Merencanakan keuangan masa depan adalah hal yang sering kali ditunda hingga terlambat. Padahal, salah satu tantangan terbesar yang dihadapi setiap orang adalah bagaimana memenuhi biaya hidup di masa pensiun tanpa harus terus bekerja. Di sinilah konsep passive income atau penghasilan pasif menjadi solusi yang layak dipertimbangkan sejak dini.
Passive income adalah penghasilan yang diperoleh secara berkelanjutan tanpa harus aktif bekerja setiap hari. Artinya, seseorang bisa tetap mendapatkan uang meski tidak melakukan pekerjaan secara langsung. Jenis penghasilan ini bisa berasal dari berbagai sumber, seperti properti yang disewakan, dividen saham, reksa dana, royalti dari karya, hingga bisnis yang berjalan otomatis dengan sistem yang sudah dibangun sebelumnya.
Mengandalkan passive income sebagai penopang biaya hidup di masa pensiun bukan hanya wacana, melainkan strategi nyata yang bisa direncanakan sejak usia produktif. Sebab ketika seseorang memasuki usia pensiun, kemampuan untuk bekerja secara penuh tentu menurun. Sementara kebutuhan hidup tetap berjalan seperti biasa—biaya makan, listrik, kesehatan, hingga kebutuhan tak terduga lainnya.
Salah satu langkah awal yang bisa dilakukan adalah menghitung estimasi kebutuhan hidup di masa pensiun. Banyak pakar keuangan menyarankan agar seseorang memiliki dana pensiun setidaknya 70–80% dari pengeluaran bulanan saat masih aktif bekerja. Misalnya, jika pengeluaran bulanan saat ini adalah Rp10 juta, maka dibutuhkan sekitar Rp7–8 juta per bulan saat pensiun untuk menjaga gaya hidup tetap stabil. Dengan angka tersebut, kita bisa mulai merancang strategi passive income yang realistis untuk menutup kekurangan tersebut.
Menyiapkan sumber passive income tidak harus selalu dimulai dengan modal besar. Misalnya, seseorang bisa memulai dari membeli reksa dana pendapatan tetap yang rutin memberikan imbal hasil setiap bulan atau kuartal. Bagi yang memiliki modal lebih besar, berinvestasi di properti seperti rumah kontrakan atau apartemen untuk disewakan bisa menjadi sumber penghasilan pasif jangka panjang. Yang terpenting adalah memulai dari sekarang dan melakukannya secara konsisten.
Tidak kalah penting, kita juga perlu memilih jenis investasi atau sumber passive income yang sesuai dengan profil risiko dan kemampuan kita. Jangan tergiur imbal hasil tinggi jika tidak memahami produk tersebut secara menyeluruh. Prinsip kehati-hatian sangat penting agar tujuan pensiun tidak justru gagal karena keputusan finansial yang salah.

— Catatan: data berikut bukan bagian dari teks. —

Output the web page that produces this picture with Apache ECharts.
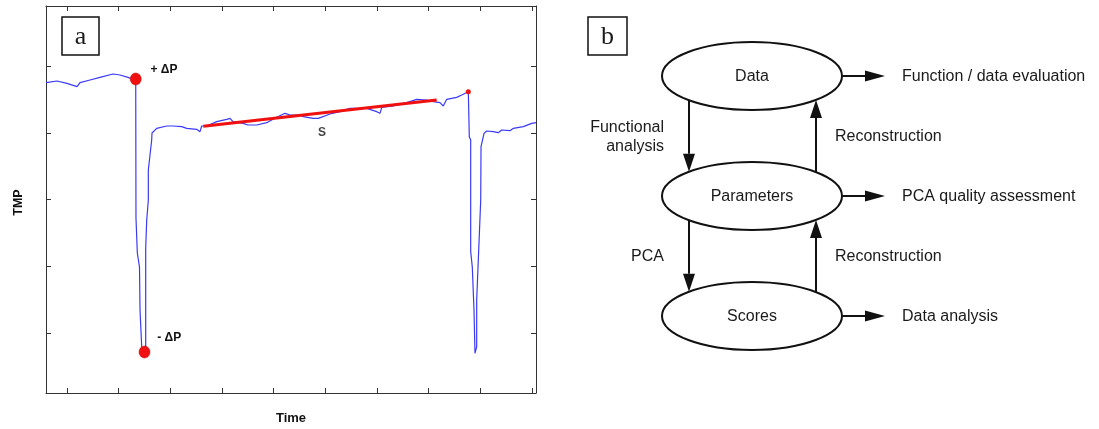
<!DOCTYPE html>
<html>
<head>
<meta charset="utf-8">
<script src="https://cdn.jsdelivr.net/npm/echarts@6/dist/echarts.min.js"></script>
<style>
html, body { margin: 0; padding: 0; background: #fff; }
#main { width: 1099px; height: 429px; }
</style>
</head>
<body>
<div id="main"></div>
<script>
// a: TMP curve
const timeVals = [5.94, 8.06, 10.0, 11.94, 12.52, 14.45, 16.39, 18.9, 20.26, 21.81, 22.58, 23.3,
	23.35, 23.61, 23.61, 24.03, 24.13, 24.46, 24.46, 24.96, 25.23, 25.23, 25.43, 25.74, 25.74,
	26.39, 26.45, 26.7, 27.36, 29.3, 30.57, 32.2, 33.17, 35.1, 35.74, 36.07, 37.04, 38.97, 40.91,
	41.55, 42.13, 44.06, 45.03, 46.72, 48.65, 50.59, 52.19, 53.16, 55.1, 55.73, 57.67, 58.64,
	60.9, 62.84, 64.77, 68.0, 69.94, 70.58, 70.91, 73.15, 75.75, 77.68, 79.62, 80.89, 82.19,
	82.83, 83.16, 83.49, 85.42, 86.39, 87.67, 87.86, 88.13, 88.13, 88.44, 88.77, 88.96, 89.29,
	89.29, 89.68, 90.07, 90.13, 90.71, 91.23, 92.51, 93.47, 94.13, 95.74, 96.38, 98.31, 99.94, 100.77];
const tmpVals = [475.5, 478, 474.5, 469.5, 475.5, 479.5, 483.5, 488.5, 487, 483.5, 481, 481,
	272.5, 269.5, 220, 199, 134.5, 131.5, 79, 71.5, 79, 227.5, 269.5, 299.5, 344.5,
	389.5, 400, 402, 407, 410.5, 410.5, 409.5, 407, 405.5, 402, 410.5, 410.5, 417, 420.5,
	422, 417, 414.5, 412, 412, 415.5, 423.5, 429.5, 427, 427, 424.5, 422, 422,
	428.5, 432, 437, 437, 432, 429.5, 438.5, 440.5, 445.5, 450.5, 449.5, 447, 445.5,
	440.5, 440.5, 450.5, 453.5, 457, 462, 394.5, 389.5, 222, 199, 134.5, 69.5, 79.5,
	149.5, 224.5, 299.5, 379.5, 399.5, 403, 402, 400.5, 404.5, 403.5, 407, 409.5, 414.5, 415.5];

// slope S
const slopeTime = [36.38, 81.55];
const slopeTmp = [410, 449.5];
const slopeLabel = ['S', 59.35, 400];

// +dP / -dP
const dpNames = ['+ ΔP', '- ΔP'];
const dpTime = [23.3, 25.0];
const dpTmp = [481, 71.5];
const endTime = [87.67];
const endTmp = [462];

const timeTicks = [10, 20, 30, 40, 50, 60, 70, 80, 90, 100];
const tmpTicks = [100, 200, 300, 400, 500];
const timeRange = [5.935, 100.77];
const tmpRange = [10, 590.5];

// b: flow diagram
const nodeNames = ['Data', 'Parameters', 'Scores'];
const outputNames = ['Function / data evaluation', 'PCA quality assessment', 'Data analysis'];
const downLabels = ['Functional\nanalysis', 'PCA'];
const upLabels = ['Reconstruction', 'Reconstruction'];

const chart = echarts.init(document.getElementById('main'), null, { renderer: 'canvas' });

function zip(a, b) {
	return a.map(function (v, i) { return [v, b[i]]; });
}

function txt(s, x, y, font, align, valign) {
	return {
		type: 'text',
		silent: true,
		style: {
			text: s, x: x, y: y, font: font, fill: '#1a1a1a',
			align: align, verticalAlign: valign,
			textAlign: align, textVerticalAlign: valign,
			lineHeight: 19
		}
	};
}

function arrow(els, x1, y1, x2, y2, len, half) {
	let dx = x2 - x1, dy = y2 - y1;
	let d = Math.sqrt(dx * dx + dy * dy);
	let ux = dx / d, uy = dy / d;
	let bx = x2 - ux * len, by = y2 - uy * len;
	els.push({
		type: 'line', silent: true,
		shape: { x1: x1, y1: y1, x2: bx, y2: by },
		style: { stroke: '#111', lineWidth: 2 }
	});
	els.push({
		type: 'polygon', silent: true,
		shape: { points: [[x2, y2], [bx - uy * half, by + ux * half], [bx + uy * half, by - ux * half]] },
		style: { fill: '#111' }
	});
}

function letterBox(els, s, x, y, w, h) {
	els.push({
		type: 'rect', silent: true,
		shape: { x: x, y: y, width: w, height: h },
		style: { fill: '#fff', stroke: '#111', lineWidth: 1.5 }
	});
	els.push(txt(s, x + w / 2, y + h / 2 + 1, '26px "Liberation Serif", "Times New Roman", serif', 'center', 'middle'));
}

function buildDiagram() {
	let els = [];
	let cx = 752, rx = 90, ry = 34, top = 76, gap = 120;
	let lx = -63, rxo = 64;
	let font = '16px "Liberation Sans", Arial, sans-serif';
	function edge(cy, dx, side) {
		return cy + side * ry * Math.sqrt(1 - (dx * dx) / (rx * rx));
	}
	letterBox(els, 'a', 62, 17, 37, 38);
	letterBox(els, 'b', 588, 17, 39, 38);

	nodeNames.forEach(function (name, i) {
		let cy = top + i * gap;
		els.push({
			type: 'ellipse', silent: true,
			shape: { cx: cx, cy: cy, rx: rx, ry: ry },
			style: { fill: '#fff', stroke: '#111', lineWidth: 2 }
		});
		els.push(txt(name, cx, cy + 1, font, 'center', 'middle'));
		arrow(els, cx + rx, cy, 885, cy, 20, 5.5);
		els.push(txt(outputNames[i], 902, cy + 1, font, 'left', 'middle'));
	});

	downLabels.forEach(function (s, i) {
		let cy1 = top + i * gap, cy2 = top + (i + 1) * gap;
		arrow(els, cx + lx, edge(cy1, lx, 1), cx + lx, edge(cy2, lx, -1), 18, 6);
		els.push(txt(s, 664, (cy1 + cy2) / 2 + 1, font, 'right', 'middle'));
	});
	upLabels.forEach(function (s, i) {
		let cy1 = top + i * gap, cy2 = top + (i + 1) * gap;
		arrow(els, cx + rxo, edge(cy2, rxo, -1), cx + rxo, edge(cy1, rxo, 1), 18, 6);
		els.push(txt(s, 835, (cy1 + cy2) / 2 + 1, font, 'left', 'middle'));
	});
	return els;
}

function axisX(pos, name) {
	return {
		type: 'value', position: pos, min: timeRange[0], max: timeRange[1],
		name: name, nameLocation: 'middle', nameGap: 19,
		nameTextStyle: { fontFamily: 'Liberation Sans', fontWeight: 'bold', fontSize: 13, color: '#111' },
		axisLine: { show: true, onZero: false, lineStyle: { color: '#333', width: 1 } },
		axisTick: { show: true, inside: true, length: 5, customValues: timeTicks, lineStyle: { color: '#333' } },
		axisLabel: { show: false },
		splitLine: { show: false }
	};
}

function axisY(pos, name) {
	return {
		type: 'value', position: pos, min: tmpRange[0], max: tmpRange[1],
		name: name, nameLocation: 'middle', nameGap: 21,
		nameTextStyle: { fontFamily: 'Liberation Sans', fontWeight: 'bold', fontSize: 12.5, color: '#111', padding: [0, 6, 0, 0] },
		axisLine: { show: true, onZero: false, lineStyle: { color: '#333', width: 1 } },
		axisTick: { show: true, inside: true, length: 5, customValues: tmpTicks, lineStyle: { color: '#333' } },
		axisLabel: { show: false },
		splitLine: { show: false }
	};
}

let option = {
	animation: false,
	backgroundColor: '#fff',
	grid: { left: 46, top: 6, width: 490, height: 387, containLabel: false, outerBoundsMode: 'none' },
	xAxis: [axisX('bottom', 'Time'), axisX('top', '')],
	yAxis: [axisY('left', 'TMP'), axisY('right', '')],
	series: [{
		type: 'line',
		data: zip(timeVals, tmpVals),
		showSymbol: false,
		lineStyle: { color: '#3a3af6', width: 1.2 },
		z: 2
	}, {
		type: 'line',
		data: zip(slopeTime, slopeTmp),
		showSymbol: false,
		lineStyle: { color: '#f01010', width: 3 },
		z: 3
	}, {
		type: 'scatter',
		data: [{
			value: [dpTime[0], dpTmp[0]], name: dpNames[0],
			label: { distance: 9, offset: [0, -9] }
		}, {
			value: [dpTime[1], dpTmp[1]], name: dpNames[1],
			label: { distance: 7, offset: [0, -14] }
		}],
		symbolSize: [11, 12],
		itemStyle: { color: '#f01010', borderColor: '#c00000', borderWidth: 0.5, opacity: 1 },
		label: {
			show: true, position: 'right', formatter: '{b}',
			fontFamily: 'Liberation Sans', fontWeight: 'bold', fontSize: 12, color: '#111'
		},
		z: 4
	}, {
		type: 'scatter',
		data: zip(endTime, endTmp),
		symbolSize: 5,
		itemStyle: { color: '#f01010', opacity: 1 },
		z: 4
	}, {
		type: 'scatter',
		data: [{ value: [slopeLabel[1], slopeLabel[2]], name: slopeLabel[0] }],
		symbolSize: 0,
		label: {
			show: true, position: 'inside', formatter: '{b}',
			fontFamily: 'Liberation Sans', fontWeight: 'bold', fontSize: 12, color: '#111'
		},
		z: 4
	}],
	graphic: { elements: buildDiagram() }
};
chart.setOption(option);
</script>
</body>
</html>
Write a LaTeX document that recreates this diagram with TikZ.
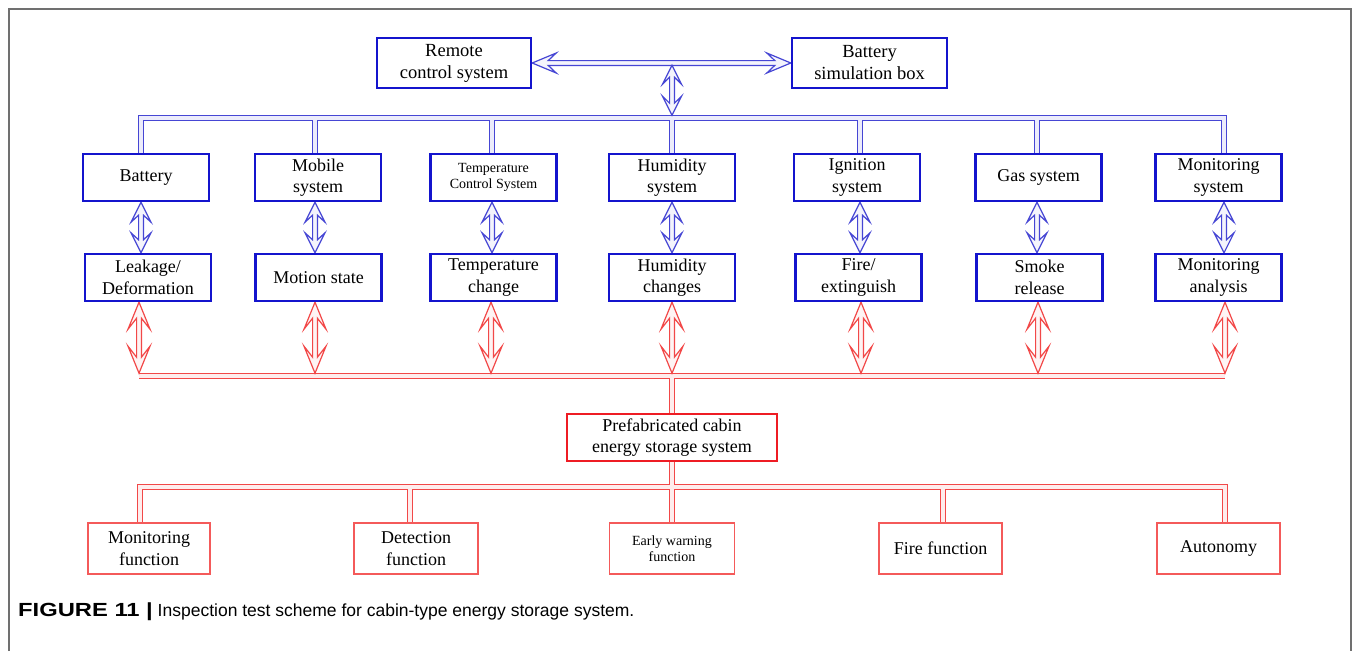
\documentclass[tikz,border=0pt]{standalone}
\usepackage{fontspec}
\setmainfont{Liberation Serif}
\setsansfont{Liberation Sans}
\usetikzlibrary{calc}

\definecolor{boxblue}{RGB}{20,20,205}
\definecolor{linkblue}{RGB}{70,70,212}
\definecolor{boxred}{RGB}{238,28,36}
\definecolor{softred}{RGB}{244,90,90}
\definecolor{linkred}{RGB}{242,72,72}
\definecolor{framegrey}{RGB}{112,112,112}

\pgfdeclarelayer{back}
\pgfsetlayers{back,main}

% vertical double-line arrow with open heads at both ends:
% #1 style, #2 upper tip, #3 lower tip, #4 head half-width, #5 head length, #6 notch
\newcommand{\dvarrow}[6]{%
  \draw[#1] let \p1=(#2), \p2=(#3), \n1={scalar((\y1)-(\y2))} in
    (\x1,\y1) -- ++(#4,#5) -- ++({2.4-#4},{-#6})
    -- ++(0,{\n1-2*#5+2*#6}) -- ++({#4-2.4},{-#6})
    -- ++({-#4},{#5}) -- ++({-#4},{-#5}) -- ++({#4-2.4},{#6})
    -- ++(0,{-(\n1-2*#5+2*#6)}) -- ++({2.4-#4},{#6}) -- cycle;}
% horizontal version: #2 left tip, #3 right tip
\newcommand{\dharrow}[6]{%
  \draw[#1] let \p1=(#2), \p2=(#3), \n1={scalar((\x2)-(\x1))} in
    (\x1,\y1) -- ++(#5,#4) -- ++({-#6},{2.4-#4})
    -- ++({\n1-2*#5+2*#6},0) -- ++({-#6},{#4-2.4})
    -- ++({#5},{-#4}) -- ++({-#5},{-#4}) -- ++({#6},{#4-2.4})
    -- ++({-(\n1-2*#5+2*#6)},0) -- ++({#6},{2.4-#4}) -- cycle;}

\begin{document}
\begin{tikzpicture}[x=1pt,y=-1pt,
  txt/.style={font=\fontsize{18}{21.5}\selectfont},
  smalltxt/.style={font=\fontsize{14}{16}\selectfont},
  bbox/.style={draw=boxblue, line width=2.4pt, fill=white, align=center,
    inner sep=0pt, minimum width=126, minimum height=47, txt},
  rbox/.style={draw=boxred, line width=2.6pt, fill=white, align=center,
    inner sep=0pt, txt},
  fbox/.style={draw=softred, line width=1.8pt, fill=white, align=center,
    inner sep=0pt, minimum height=51, txt},
  bdbl/.style={draw=linkblue, line width=1.2pt, double=linkblue!10,
    double distance=3.2pt, line join=miter},
  rdbl/.style={draw=linkred, line width=1.2pt, double=linkred!10,
    double distance=3.2pt, line join=miter},
  barrow/.style={draw=linkblue, line width=1.2pt, fill=linkblue!6, line join=miter},
  rarrow/.style={draw=linkred, line width=1.2pt, fill=linkred!6, line join=miter}]

\useasboundingbox (0,0) rectangle (1356,651);
\draw[framegrey, line width=1.6pt] (9,651) -- (9,9) -- (1351,9) -- (1351,651);

% top level
\node[bbox, minimum width=154, minimum height=50, font=\fontsize{18.5}{22}\selectfont] (remote) at (454,63) {Remote\\control system};
\node[bbox, minimum width=155, minimum height=50, font=\fontsize{18.5}{22}\selectfont] (bsim) at (869.5,63) {Battery\\simulation box};

% subsystems
\node[bbox] (bat) at (146,177.5) {Battery};
\node[bbox] (mob) at (318,177.5) {Mobile\\system};
\node[bbox, smalltxt] (tcs) at (493.5,177.5) {Temperature\\Control System};
\node[bbox] (hum) at (672,177.5) {Humidity\\system};
\node[bbox] (ign) at (857,177.5) {Ignition\\system};
\node[bbox] (gas) at (1038.5,177.5) {Gas system};
\node[bbox] (mon) at (1218.5,177.5) {Monitoring\\system};

% observed effects
\node[bbox] (leak) at (148,277.5) {Leakage/\\Deformation};
\node[bbox] (mot) at (318.5,277.5) {Motion state};
\node[bbox] (tch) at (493.5,277.5) {Temperature\\change};
\node[bbox] (hch) at (672,277.5) {Humidity\\changes};
\node[bbox] (fire) at (858.5,277.5) {Fire/\\extinguish};
\node[bbox] (smk) at (1039.5,277.5) {Smoke\\release};
\node[bbox] (man) at (1218.5,277.5) {Monitoring\\analysis};

% system under test
\node[rbox, minimum width=210, minimum height=47] (prefab) at (672,437.5)
  {Prefabricated cabin\\energy storage system};

% functions
\node[fbox, minimum width=122] (monf) at (149,548.5) {Monitoring\\function};
\node[fbox, minimum width=124] (det) at (416,548.5) {Detection\\function};
\node[fbox, minimum width=125, smalltxt] (early) at (672,548.5) {Early warning\\function};
\node[fbox, minimum width=123] (firef) at (940.5,548.5) {Fire function};
\node[fbox, minimum width=123] (auto) at (1218.5,548.5) {Autonomy};

% caption
\node[anchor=west, inner sep=0pt, font=\sffamily\fontsize{17.5}{20}\selectfont] (cap) at (18,612)
  {\scalebox{1.25}[1]{\fontsize{19}{20}\selectfont\bfseries FIGURE 11 |} Inspection test scheme for cabin-type energy storage system.};

% bus points
\coordinate (hub) at (672,65.2);
\coordinate (bb1) at (141,118);
\coordinate (bb2) at (315,118);
\coordinate (bb3) at (492,118);
\coordinate (bb4) at (672,118);
\coordinate (bb5) at (860,118);
\coordinate (bb6) at (1037,118);
\coordinate (bb7) at (1224,118);
\coordinate (bustop) at (672,115.2);

\coordinate (rb1) at (139,376);
\coordinate (rb2) at (315,376);
\coordinate (rb3) at (491,376);
\coordinate (rb4) at (672,376);
\coordinate (rb5) at (861,376);
\coordinate (rb6) at (1038,376);
\coordinate (rb7) at (1225,376);

\coordinate (lb1) at (140,487);
\coordinate (lb2) at (410,487);
\coordinate (lb3) at (672,487);
\coordinate (lb4) at (943,487);
\coordinate (lb5) at (1225,487);

\begin{pgfonlayer}{back}
  % blue distribution bus
  \draw[bdbl] (bat.north -| bb1) -- (bb1) -- (bb7) -- (mon.north -| bb7)
    (bb2) -- (mob.north -| bb2) (bb3) -- (tcs.north -| bb3)
    (bb4) -- (hum.north -| bb4) (bb5) -- (ign.north -| bb5)
    (bb6) -- (gas.north -| bb6);
  \dharrow{barrow}{remote.east}{bsim.west}{10}{24}{8}
  \dvarrow{barrow}{hub}{bustop}{9.5}{19}{7}

  % subsystem to effect
  \dvarrow{barrow}{bat.south -| bb1}{leak.north -| bb1}{10}{20}{7}
  \dvarrow{barrow}{mob.south -| bb2}{mot.north -| bb2}{10}{20}{7}
  \dvarrow{barrow}{tcs.south -| bb3}{tch.north -| bb3}{10}{20}{7}
  \dvarrow{barrow}{hum.south -| bb4}{hch.north -| bb4}{10}{20}{7}
  \dvarrow{barrow}{ign.south -| bb5}{fire.north -| bb5}{10}{20}{7}
  \dvarrow{barrow}{gas.south -| bb6}{smk.north -| bb6}{10}{20}{7}
  \dvarrow{barrow}{mon.south -| bb7}{man.north -| bb7}{10}{20}{7}

  % red collection bus
  \draw[rdbl] (rb1) -- (rb7) (rb4) -- (prefab.north);
  \dvarrow{rarrow}{leak.south -| rb1}{$(rb1)+(0,-2.8)$}{11}{27}{11}
  \dvarrow{rarrow}{mot.south -| rb2}{$(rb2)+(0,-2.8)$}{11}{27}{11}
  \dvarrow{rarrow}{tch.south -| rb3}{$(rb3)+(0,-2.8)$}{11}{27}{11}
  \dvarrow{rarrow}{hch.south -| rb4}{$(rb4)+(0,-2.8)$}{11}{27}{11}
  \dvarrow{rarrow}{fire.south -| rb5}{$(rb5)+(0,-2.8)$}{11}{27}{11}
  \dvarrow{rarrow}{smk.south -| rb6}{$(rb6)+(0,-2.8)$}{11}{27}{11}
  \dvarrow{rarrow}{man.south -| rb7}{$(rb7)+(0,-2.8)$}{11}{27}{11}

  % function bus
  \draw[rdbl] (monf.north -| lb1) -- (lb1) -- (lb5) -- (auto.north -| lb5)
    (lb2) -- (det.north -| lb2) (prefab.south) -- (early.north)
    (lb4) -- (firef.north -| lb4);
\end{pgfonlayer}
\end{tikzpicture}
\end{document}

Selain berinvestasi, membangun aset digital seperti blog, kanal YouTube, atau menulis e-book juga bisa menjadi sumber passive income. Meski butuh waktu untuk membangun di awal, aset ini bisa terus menghasilkan bahkan saat kita sudah tidak lagi aktif mengelolanya. Keunggulan lainnya adalah fleksibilitas dan peluang pertumbuhan tanpa perlu modal besar.
Jika dilihat dari sudut pandang jangka panjang, memiliki passive income bukan hanya membantu memenuhi biaya hidup di masa pensiun, tetapi juga memberikan ketenangan batin. Seseorang tidak lagi khawatir soal uang saat pensiun, dan bisa menjalani masa tua dengan lebih fokus pada hal-hal yang disukai—berkebun, bepergian, atau menghabiskan waktu bersama keluarga.
Agar strategi ini berjalan dengan baik, penting juga untuk memiliki perencanaan yang matang dan rutin mengevaluasi hasilnya. Jangan hanya mengandalkan satu sumber pendapatan pasif. Diversifikasi adalah kunci agar risiko tersebar dan penghasilan tetap stabil jika salah satu sumber mengalami kendala.
Kesimpulannya, menyiapkan passive income sejak dini adalah langkah cerdas untuk menghadapi realitas biaya hidup di masa pensiun. Tidak harus dimulai dengan jumlah besar, yang terpenting adalah konsistensi dan pemahaman akan pilihan investasi atau aset yang dibangun. Dengan begitu, kita bisa mewujudkan masa tua yang mandiri secara finansial dan tetap menikmati hidup tanpa beban berat.